* Exercise objective
Reproduce only this span: the line containing "Recreate this image", the line containing "return (B - (p - OFF)) / ph", and every line between them, all exactly as given.

* Data to process
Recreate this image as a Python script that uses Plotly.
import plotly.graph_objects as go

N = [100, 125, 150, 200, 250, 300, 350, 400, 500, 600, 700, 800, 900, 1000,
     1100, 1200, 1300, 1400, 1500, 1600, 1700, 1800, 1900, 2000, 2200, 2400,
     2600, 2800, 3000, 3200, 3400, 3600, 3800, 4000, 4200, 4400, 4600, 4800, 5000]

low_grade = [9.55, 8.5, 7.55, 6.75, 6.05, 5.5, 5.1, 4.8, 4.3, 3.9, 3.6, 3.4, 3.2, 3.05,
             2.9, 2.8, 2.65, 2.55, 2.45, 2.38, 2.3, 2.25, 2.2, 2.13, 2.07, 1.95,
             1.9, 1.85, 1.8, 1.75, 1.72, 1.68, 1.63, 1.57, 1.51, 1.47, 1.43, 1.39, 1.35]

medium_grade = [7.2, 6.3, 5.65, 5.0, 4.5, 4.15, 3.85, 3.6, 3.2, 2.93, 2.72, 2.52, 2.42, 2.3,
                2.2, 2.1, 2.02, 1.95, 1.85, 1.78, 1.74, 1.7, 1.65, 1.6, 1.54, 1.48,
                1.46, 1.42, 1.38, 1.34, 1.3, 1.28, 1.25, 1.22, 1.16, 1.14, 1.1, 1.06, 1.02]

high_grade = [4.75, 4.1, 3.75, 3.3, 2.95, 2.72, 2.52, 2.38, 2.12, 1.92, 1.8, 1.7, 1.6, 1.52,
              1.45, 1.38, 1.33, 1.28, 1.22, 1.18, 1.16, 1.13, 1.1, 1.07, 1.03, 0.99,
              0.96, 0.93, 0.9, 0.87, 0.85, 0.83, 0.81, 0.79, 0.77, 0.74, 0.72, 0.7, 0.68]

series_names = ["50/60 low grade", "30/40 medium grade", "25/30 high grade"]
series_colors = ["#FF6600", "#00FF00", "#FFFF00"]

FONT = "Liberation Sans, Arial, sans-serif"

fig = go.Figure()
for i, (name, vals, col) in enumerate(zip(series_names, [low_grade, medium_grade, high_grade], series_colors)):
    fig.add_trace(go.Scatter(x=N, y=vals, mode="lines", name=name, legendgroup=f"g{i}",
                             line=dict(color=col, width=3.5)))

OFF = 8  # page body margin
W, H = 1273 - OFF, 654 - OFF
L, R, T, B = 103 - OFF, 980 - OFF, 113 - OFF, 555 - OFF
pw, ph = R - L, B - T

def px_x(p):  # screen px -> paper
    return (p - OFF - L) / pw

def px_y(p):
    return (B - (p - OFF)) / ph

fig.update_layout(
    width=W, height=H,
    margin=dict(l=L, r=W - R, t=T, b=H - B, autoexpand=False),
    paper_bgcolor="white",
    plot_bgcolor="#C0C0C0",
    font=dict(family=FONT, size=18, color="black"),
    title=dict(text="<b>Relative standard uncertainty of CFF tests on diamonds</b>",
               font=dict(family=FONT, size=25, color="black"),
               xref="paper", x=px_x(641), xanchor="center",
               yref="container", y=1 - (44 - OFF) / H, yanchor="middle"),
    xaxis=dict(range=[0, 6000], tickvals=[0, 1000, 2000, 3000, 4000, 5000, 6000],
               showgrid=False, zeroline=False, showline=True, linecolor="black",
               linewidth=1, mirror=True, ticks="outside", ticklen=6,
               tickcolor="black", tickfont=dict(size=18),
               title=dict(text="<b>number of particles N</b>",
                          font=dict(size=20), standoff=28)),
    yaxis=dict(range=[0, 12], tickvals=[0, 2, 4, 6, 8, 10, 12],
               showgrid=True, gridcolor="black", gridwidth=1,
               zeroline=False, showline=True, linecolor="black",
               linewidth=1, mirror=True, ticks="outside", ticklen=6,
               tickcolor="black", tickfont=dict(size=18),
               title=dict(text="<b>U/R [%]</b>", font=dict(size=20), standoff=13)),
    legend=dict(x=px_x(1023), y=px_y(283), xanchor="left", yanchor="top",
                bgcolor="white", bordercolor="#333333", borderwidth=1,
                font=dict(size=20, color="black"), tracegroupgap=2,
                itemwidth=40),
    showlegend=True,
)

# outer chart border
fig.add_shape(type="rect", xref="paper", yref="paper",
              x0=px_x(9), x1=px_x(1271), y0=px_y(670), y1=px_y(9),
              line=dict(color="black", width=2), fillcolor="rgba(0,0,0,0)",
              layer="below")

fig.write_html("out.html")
* * *
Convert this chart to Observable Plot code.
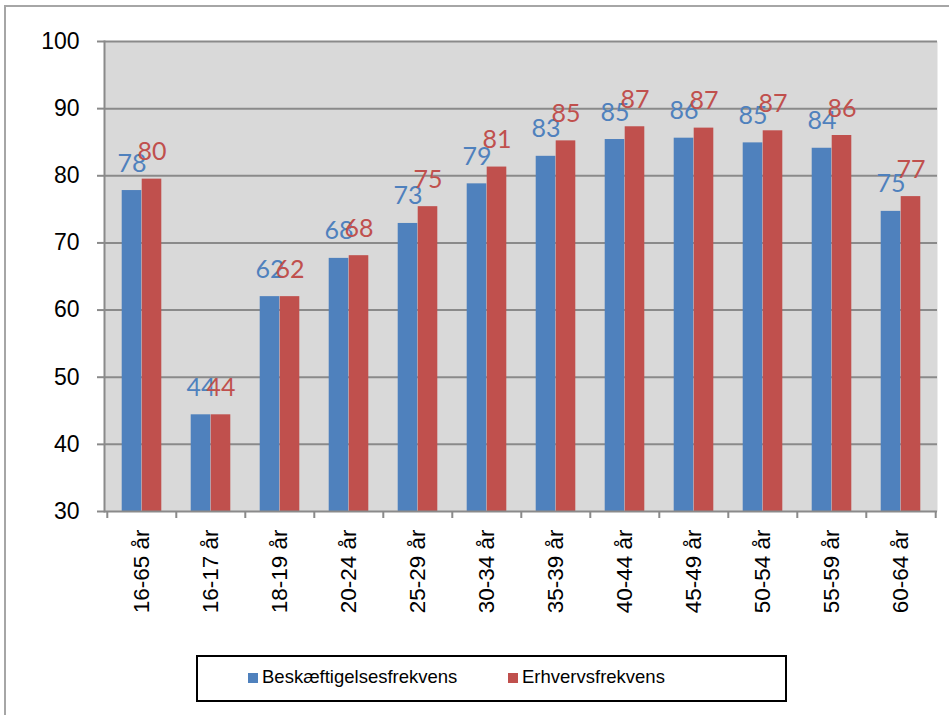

* Solution to this task
Recreate this image as a Python script that uses Plotly.
import plotly.graph_objects as go

N = [100, 125, 150, 200, 250, 300, 350, 400, 500, 600, 700, 800, 900, 1000,
     1100, 1200, 1300, 1400, 1500, 1600, 1700, 1800, 1900, 2000, 2200, 2400,
     2600, 2800, 3000, 3200, 3400, 3600, 3800, 4000, 4200, 4400, 4600, 4800, 5000]

low_grade = [9.55, 8.5, 7.55, 6.75, 6.05, 5.5, 5.1, 4.8, 4.3, 3.9, 3.6, 3.4, 3.2, 3.05,
             2.9, 2.8, 2.65, 2.55, 2.45, 2.38, 2.3, 2.25, 2.2, 2.13, 2.07, 1.95,
             1.9, 1.85, 1.8, 1.75, 1.72, 1.68, 1.63, 1.57, 1.51, 1.47, 1.43, 1.39, 1.35]

medium_grade = [7.2, 6.3, 5.65, 5.0, 4.5, 4.15, 3.85, 3.6, 3.2, 2.93, 2.72, 2.52, 2.42, 2.3,
                2.2, 2.1, 2.02, 1.95, 1.85, 1.78, 1.74, 1.7, 1.65, 1.6, 1.54, 1.48,
                1.46, 1.42, 1.38, 1.34, 1.3, 1.28, 1.25, 1.22, 1.16, 1.14, 1.1, 1.06, 1.02]

high_grade = [4.75, 4.1, 3.75, 3.3, 2.95, 2.72, 2.52, 2.38, 2.12, 1.92, 1.8, 1.7, 1.6, 1.52,
              1.45, 1.38, 1.33, 1.28, 1.22, 1.18, 1.16, 1.13, 1.1, 1.07, 1.03, 0.99,
              0.96, 0.93, 0.9, 0.87, 0.85, 0.83, 0.81, 0.79, 0.77, 0.74, 0.72, 0.7, 0.68]

series_names = ["50/60 low grade", "30/40 medium grade", "25/30 high grade"]
series_colors = ["#FF6600", "#00FF00", "#FFFF00"]

FONT = "Liberation Sans, Arial, sans-serif"

fig = go.Figure()
for i, (name, vals, col) in enumerate(zip(series_names, [low_grade, medium_grade, high_grade], series_colors)):
    fig.add_trace(go.Scatter(x=N, y=vals, mode="lines", name=name, legendgroup=f"g{i}",
                             line=dict(color=col, width=3.5)))

OFF = 8  # page body margin
W, H = 1273 - OFF, 654 - OFF
L, R, T, B = 103 - OFF, 980 - OFF, 113 - OFF, 555 - OFF
pw, ph = R - L, B - T

def px_x(p):  # screen px -> paper
    return (p - OFF - L) / pw

def px_y(p):
    return (B - (p - OFF)) / ph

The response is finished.